In complex or high-stakes engagements, the absence of a Contract Briefing Document (CBD) can lead to misalignment, operational drift, and costly misunderstandings. When the contract, relationship, or project parameters justify deeper onboarding and shared understanding, the CBD becomes a strategic tool – not just a formality. Here are eight disciplined steps to ensure one is created when needed.
1. Define the Thresholds That Justify a CBD
Not every contract warrants a briefing document. Establish clear criteria – such as contract value, strategic importance, risk profile, or multi-party involvement – that trigger the need for a CBD. These thresholds should be embedded in your contract governance framework and reinforced through policy.
2. Embed CBD Requirements in Your Contract Lifecycle Process
Ensure your contract lifecycle management (CLM) system or manual workflows include a mandatory checkpoint for CBD creation when thresholds are met. This step should be part of your post-signature implementation protocol, not an optional afterthought.
3. Assign Ownership Early
Designate who is responsible for drafting the CBD – typically the contract owner, project lead, or procurement officer. Ownership should be clear, documented, and reinforced through training and onboarding. Without accountability, the CBD risks being deprioritized.
4. Standardize the CBD Template
Provide a branded, modular template that prompts the right level of detail: contract scope, key deliverables, performance metrics, governance cadence, escalation paths, and stakeholder roles.

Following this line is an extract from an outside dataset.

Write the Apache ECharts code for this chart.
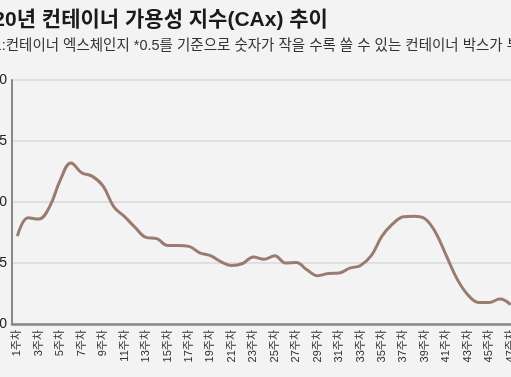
<!DOCTYPE html>
<html>
<head>
<meta charset="utf-8">
<script src="https://cdn.jsdelivr.net/npm/echarts@6/dist/echarts.min.js"></script>
<style>
  html, body { margin: 0; padding: 0; background: #f3f3f3; overflow: hidden; }
  #chart { width: 560px; height: 377px; }
</style>
</head>
<body>
<div id="chart"></div>
<script>
// 2020년 주차별 CAx
const weeks = [];
for (let i = 1; i <= 47; i++) weeks.push(i + "주차");

const caxValues = [
  0.36, 0.435, 0.43, 0.48, 0.59, 0.66, 0.62, 0.605, 0.565, 0.48,
  0.44, 0.395, 0.355, 0.35, 0.322, 0.322, 0.318, 0.292, 0.28, 0.255,
  0.24, 0.248, 0.275, 0.265, 0.28, 0.25, 0.252, 0.222, 0.198, 0.207,
  0.209, 0.229, 0.24, 0.28, 0.36, 0.41, 0.44, 0.442, 0.432, 0.375,
  0.28, 0.185, 0.12, 0.088, 0.088, 0.102, 0.079,
];

const yTicks = [0, 0.25, 0.5, 0.75, 1.0];

const chart = echarts.init(document.getElementById("chart"));
const font = "'Liberation Sans', 'Noto Sans CJK KR', sans-serif";

chart.setOption({
  backgroundColor: "#f3f3f3",
  textStyle: { fontFamily: font },
  title: [
    {
      text: "2020년 컨테이너 가용성 지수(CAx) 추이",
      left: -35,
      top: 5,
      textStyle: { fontSize: 21, fontWeight: "bold", color: "#1a1a1a", fontFamily: font },
    },
    {
      text: "자료:컨테이너 엑스체인지 *0.5를 기준으로 숫자가 작을 수록 쓸 수 있는 컨테이너 박스가 부족",
      left: -30,
      top: 34,
      textStyle: { fontSize: 14.5, fontWeight: "normal", color: "#333", fontFamily: font },
    },
  ],
  grid: {
    left: 12,
    top: 80,
    right: 44,
    bottom: 53,
    containLabel: false,
    outerBoundsMode: "none",
  },
  xAxis: {
    type: "category",
    data: weeks,
    boundaryGap: true,
    axisLine: { lineStyle: { color: "#888", width: 2.5 } },
    axisTick: { show: false },
    axisLabel: {
      interval: 1,
      rotate: 90,
      margin: 6,
      fontSize: 11,
      color: "#333",
      fontFamily: font,
    },
  },
  yAxis: {
    type: "value",
    min: yTicks[0],
    max: yTicks[yTicks.length - 1],
    interval: 0.25,
    axisLine: { show: true, lineStyle: { color: "#888", width: 2 } },
    axisTick: { show: false },
    axisLabel: {
      margin: 5,
      fontSize: 14,
      color: "#222",
      fontFamily: font,
      formatter: (v) => v.toFixed(2),
    },
    splitLine: { lineStyle: { color: "#d8d8d8", width: 1.5 } },
  },
  series: [
    {
      type: "line",
      data: caxValues,
      smooth: 0.4,
      showSymbol: false,
      lineStyle: { color: "#9a7b70", width: 3 },
    },
  ],
});
</script>
</body>
</html>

A standardized format ensures consistency and reduces cognitive load for the drafter.
5. Integrate CBD Review into Kickoff Protocols
Make the CBD a standing agenda item in contract kickoff meetings. This ensures cross-functional alignment and gives stakeholders a chance to validate assumptions, flag risks, and clarify expectations before execution begins.
6. Secure Formal Acknowledgment
Require signatures or documented acknowledgment from key stakeholders – internal and external. This step reinforces accountability and signals that the CBD is a governance artifact, not a courtesy document.
7. Store and Surface the CBD Where It’s Needed
Ensure the CBD is stored in a central, searchable repository – ideally linked to the contract record in your CLM or ERP system. Make it accessible to operational teams, not just legal or procurement. Visibility drives utility.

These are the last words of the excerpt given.